State Rep. Joe McGonagle, who sponsored legislation to streamline housing production through abutter appeals reform, testified before the Joint Committee on the Judiciary to urge his colleagues to support H.3397 “An Act to Streamline Housing Production through Abutter Appeals Reform” and raise it for a vote.
In McGonagle’s leadership role as the Vice Chair of the Joint Committee on Housing, he is actively exploring every policy solution to combat the Housing Crisis facing the Commonwealth. McGonagle’s bill is a simple, yet effective step to streamline housing production by helping to prevent frivolous litigation against development.
McGonagle’s bill would allow judges, in their discretion, to impose a bond requirement of up to $15,000 on plaintiffs who file abutter appeal cases if the judge thinks the case lacks merit and is only being used to delay a housing development. By allowing judges to impose a bond, frivolous abutter appeals lawsuits would be discouraged, while still ensuring the right of abutters to bring legitimate concerns about a development to court.
“Over the years, we have seen how abutting neighbors with a ‘not in my backyard’ or NIMBY mentality negatively impact housing production and development, especially developments with affordable units. These abutting neighbors often employ land use appeals as a tactic to prevent any new development,” McGonagle asserted during his testimony.
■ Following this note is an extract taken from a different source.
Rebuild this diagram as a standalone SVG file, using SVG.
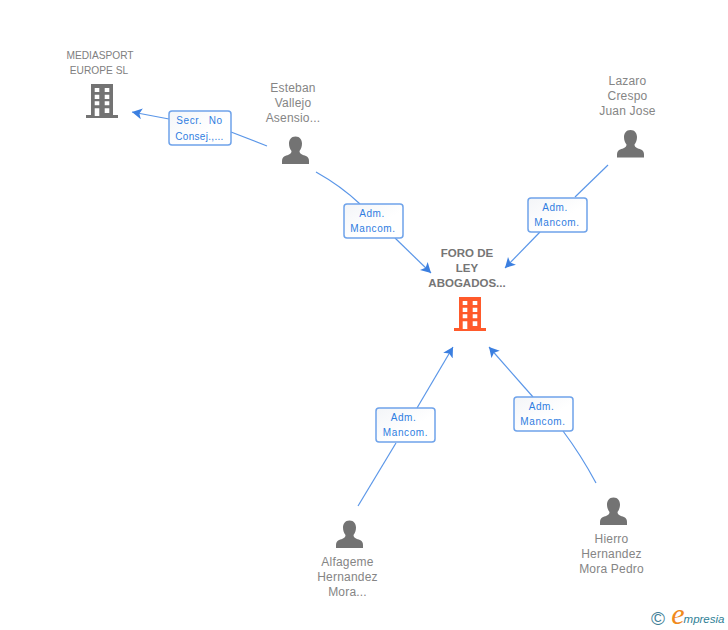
<svg xmlns="http://www.w3.org/2000/svg" width="728" height="630" viewBox="0 0 728 630">
<style>
text{font-family:"Liberation Sans",Arial,sans-serif;text-anchor:middle}
.n{font-size:12px;fill:#858585;letter-spacing:.2px}
.s{font-size:10.200px;fill:#808080}
.b{font-size:11.500px;font-weight:bold;fill:#757575}
.l{font-size:10px;fill:#2f7de1;letter-spacing:.6px}
.e{fill:none;stroke:#5a96e8;stroke-width:1.2}
.box{fill:url(#g);stroke:#6fa3ea;stroke-width:1.500}
.p{fill:#737373}
</style>
<defs>
<marker id="a" markerUnits="userSpaceOnUse" markerWidth="12" markerHeight="12" refX="10" refY="5.500" orient="auto"><path d="M10 5.500L0 0L2.500 5.500L0 11Z" fill="#3b7fe0"/></marker>
<path id="bld" fill-rule="evenodd" d="M-11-32H11V-1H16V2H-16V-1H-11ZM-7.300-28V-24H-2.700V-28ZM2.700-28V-24H7.300V-28ZM-7.300-21.300V-17H-2.700V-21.300ZM2.700-21.300V-17H7.300V-21.300ZM-7.300-14.700V-10.700H-2.700V-14.700ZM2.700-14.700V-10.700H7.300V-14.700ZM-7.300-7.700V0H-2.700V-7.700ZM2.700-7.700V-3H7.300V-7.700Z"/>
<path id="per" d="M0-27.500C-4.500-27.500-6.500-24-6.500-20.500C-6.500-17.500-5.500-15-4-13C-4-11-5-10-7-9.300C-10-8.200-13.500-7.500-13.500-3V0H13.500V-3C13.500-7.500 10-8.200 7-9.300C5-10 4-11 4-13C5.500-15 6.500-17.500 6.500-20.500C6.500-24 4.500-27.500 0-27.500Z"/>
<linearGradient id="g" x1="0" y1="0" x2="1" y2="1"><stop offset="0" stop-color="#f3f5f8"/><stop offset=".6" stop-color="#fff"/></linearGradient>
</defs>
<g id="connectors">
<path class="e" d="M267 146L231 132"/>
<path class="e" d="M169 119L132 112" marker-end="url(#a)"/>
<path class="e" d="M316 172Q341 186 360 204"/>
<path class="e" d="M395 238L431 273" marker-end="url(#a)"/>
<path class="e" d="M608 165L575 197"/>
<path class="e" d="M540 232L505 268" marker-end="url(#a)"/>
<path class="e" d="M358 506L396 443"/>
<path class="e" d="M417 408L453 347" marker-end="url(#a)"/>
<path class="e" d="M596 483Q581 455 563 431"/>
<path class="e" d="M533 397L489 347" marker-end="url(#a)"/>
</g>
<g id="node-mediasport">
<text class="s" x="100" y="59">MEDIASPORT</text><text class="s" x="99" y="74">EUROPE SL</text>
<use href="#bld" x="102" y="116" fill="#737373"/>
</g>
<g id="node-esteban">
<text class="n" x="293" y="92">Esteban</text><text class="n" x="293" y="107">Vallejo</text><text class="n" x="293" y="122">Asensio...</text>
<use href="#per" class="p" x="295.500" y="164"/>
</g>
<g id="node-lazaro">
<text class="n" x="627.500" y="85">Lazaro</text><text class="n" x="627.500" y="100">Crespo</text><text class="n" x="627.500" y="115">Juan Jose</text>
<use href="#per" class="p" x="630.500" y="157.500"/>
</g>
<g id="node-foro">
<text class="b" x="467" y="257">FORO DE</text><text class="b" x="467" y="272">LEY</text><text class="b" x="467" y="287">ABOGADOS...</text>
<use href="#bld" x="470" y="329" fill="#ff5a2b"/>
</g>
<g id="node-alfageme">
<use href="#per" class="p" x="349.500" y="548"/>
<text class="n" x="347.500" y="566">Alfageme</text><text class="n" x="347.500" y="581">Hernandez</text><text class="n" x="347.500" y="596">Mora...</text>
</g>
<g id="node-hierro">
<use href="#per" class="p" x="613.500" y="525"/>
<text class="n" x="611.500" y="543">Hierro</text><text class="n" x="611.500" y="558">Hernandez</text><text class="n" x="611.500" y="573">Mora Pedro</text>
</g>
<g id="label-secr"><rect class="box" x="169" y="111" width="62" height="34" rx="3"/><text class="l" x="199.500" y="124" xml:space="preserve">Secr.  No</text><text class="l" x="199.500" y="140" style="letter-spacing:.3px">Consej.,...</text></g>
<g id="label-adm1"><rect class="box" x="344" y="204" width="59" height="34" rx="3"/><text class="l" x="372" y="217">Adm.</text><text class="l" x="373" y="232">Mancom.</text></g>
<g id="label-adm2"><rect class="box" x="528" y="198" width="59" height="34" rx="3"/><text class="l" x="555" y="211">Adm.</text><text class="l" x="557" y="226">Mancom.</text></g>
<g id="label-adm3"><rect class="box" x="376" y="408" width="59" height="34" rx="3"/><text class="l" x="403.500" y="421">Adm.</text><text class="l" x="405.500" y="436">Mancom.</text></g>
<g id="label-adm4"><rect class="box" x="514" y="397" width="59" height="34" rx="3"/><text class="l" x="541.500" y="410">Adm.</text><text class="l" x="543" y="425">Mancom.</text></g>
<g id="logo">
<text x="658" y="625" style="font-size:19px;fill:#3f7f98">©</text>
<text x="678" y="624" style="font-size:30px;fill:#f08a1d;font-style:italic;font-family:'Liberation Serif',serif">e</text>
<text x="704" y="623" style="font-size:11.500px;fill:#2f7f96;font-style:italic">mpresia</text>
</g>
</svg>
While there is no simple solution to solving the Housing Crisis, McGonagle wholeheartedly believes that increasing the Commonwealth’s housing supply is paramount. During his testimony McGonagle revealed that over the past nine years the Metro Boston region has added 245,000 new jobs, while only permitting 71,600 housing units.
“At the present moment, the Commonwealth simply cannot afford to wait to create new housing units, especially low-income and senior units” McGonagle stressed to his colleagues.
McGonagle also emphasized that his bill does not discourage neighbors who have valid concerns about adjacent developments. As he testified, “this bill is not meant to dismiss the rights of abutters who want to bring legitimate concerns about a development to court. Instead, the intention of this bill is to dissuade frivolous lawsuits that are meant only to delay or stop a housing development.”
McGonagle’s bill currently awaits committee action.